Answered by Ustadh Tariq Abdul-Rasheed
Question: Assalamu alaikum. Why did the Arabs spell the word ‘ana’ with an extra alif in the Quran when the alif is not pronounced? Is the alif pronounced in this word in other variant readings?
Jazakallah khair.
Answer:In the name of Allah the Beneficent the Merciful
The word أنا in Quranic Recitation as transmitted by Imam Hafs from `Asim (Allah be pleased with them both) is considered from a family of ‘alifs’ that appear in the Quran. The ‘Seven Alifs’ are in the rulings related to (المدود). It is considered a ‘natural madd’ (المد الطبيعي) or normal elongation and is extended in recitation the timing of roughly two beats.
If the reciter stops on the word containing one of the ‘Seven Alifs’ then the madd (elongation) is recited. However, if the reciter continues in their recitation and connects the word containing the alif with the remaining verse or the following verse, then the elongation is omitted according to the rules of recitation transmitted by way of Imam Hafs. [Jamiah al-Muhafidhah ala al-Quran al-Kareem: al-Munir fi Ahkam at-Tajweed]
Quranic Recitation vs. Spoken Arabic
As for the writing of the alif in Arabic script and the way it is spoken, it is firmly established and should not be confused with the rules of Quranic Recitation. As you will note in your reading of the Quran, the word أنا is always written with the alif. It is not considered extra.
The way of Quranic Recitation as it has been transmitted relates to the proper manner of reciting the Noble Quran as the Prophet Muhammad (Peace be upon him) recited it. Spoken Arabic, however, doesn’t conform to the rules of Quranic Recitation per se.

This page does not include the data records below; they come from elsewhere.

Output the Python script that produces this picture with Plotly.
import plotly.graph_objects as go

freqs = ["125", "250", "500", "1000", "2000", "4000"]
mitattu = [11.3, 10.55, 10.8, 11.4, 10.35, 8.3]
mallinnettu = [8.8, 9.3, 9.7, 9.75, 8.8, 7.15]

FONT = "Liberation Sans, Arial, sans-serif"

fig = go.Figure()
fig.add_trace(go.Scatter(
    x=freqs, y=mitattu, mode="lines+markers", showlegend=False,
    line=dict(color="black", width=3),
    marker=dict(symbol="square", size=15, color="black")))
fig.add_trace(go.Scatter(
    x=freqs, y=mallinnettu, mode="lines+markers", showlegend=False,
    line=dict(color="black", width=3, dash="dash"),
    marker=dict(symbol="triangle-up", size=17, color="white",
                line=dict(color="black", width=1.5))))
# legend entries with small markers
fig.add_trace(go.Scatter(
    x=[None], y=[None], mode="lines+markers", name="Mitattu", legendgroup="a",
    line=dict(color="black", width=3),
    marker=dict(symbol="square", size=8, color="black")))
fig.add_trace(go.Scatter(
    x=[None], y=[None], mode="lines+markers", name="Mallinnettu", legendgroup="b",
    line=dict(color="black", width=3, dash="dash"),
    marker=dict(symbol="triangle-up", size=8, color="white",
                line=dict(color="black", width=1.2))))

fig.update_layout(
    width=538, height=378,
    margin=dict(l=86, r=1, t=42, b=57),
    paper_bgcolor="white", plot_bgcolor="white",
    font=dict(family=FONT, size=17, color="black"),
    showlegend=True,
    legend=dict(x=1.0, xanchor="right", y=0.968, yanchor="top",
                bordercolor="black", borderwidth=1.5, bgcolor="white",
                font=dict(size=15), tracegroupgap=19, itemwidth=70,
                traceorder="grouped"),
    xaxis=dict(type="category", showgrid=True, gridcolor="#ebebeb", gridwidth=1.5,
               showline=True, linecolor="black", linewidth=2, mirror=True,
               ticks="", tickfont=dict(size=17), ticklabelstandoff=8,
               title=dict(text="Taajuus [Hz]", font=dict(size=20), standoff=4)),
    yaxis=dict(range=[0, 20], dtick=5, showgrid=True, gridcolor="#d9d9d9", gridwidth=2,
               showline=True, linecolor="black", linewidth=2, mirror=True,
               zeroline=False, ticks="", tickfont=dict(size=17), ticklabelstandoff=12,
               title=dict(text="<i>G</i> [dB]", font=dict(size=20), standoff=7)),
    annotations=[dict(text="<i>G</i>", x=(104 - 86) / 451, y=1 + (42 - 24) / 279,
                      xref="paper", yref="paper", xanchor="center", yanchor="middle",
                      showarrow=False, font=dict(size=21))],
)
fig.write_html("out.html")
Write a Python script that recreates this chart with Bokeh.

Therefore, when the word أنا is spoken (as in normal conversation) the alif is always spoken and is not considered extra rather it is what is known of the language by convention.
Other Ways of Recitation
Is should be noted that if a student if learning the rules of Quranic Recitation according to a particular transmission. Then one should stick to that recitation until they have mastered it before moving one of the other well-known recitations. Additionally, there is no mixing between transmissions. If one is reciting according to Hafs for instance then they don’t mix between Haf and Warsh this is considered sinful.
In regards to the ‘Seven Alif’s’, yes, there are variations of how it is recited in the other transmissions. It is best to refer to and consult a local teacher of Quranic Recitation if you would like to see how the variations differ in practice according to their proper rules.
May Allah (the Most High) grant us love for His book and bless us with its proper knowledge and etiquette.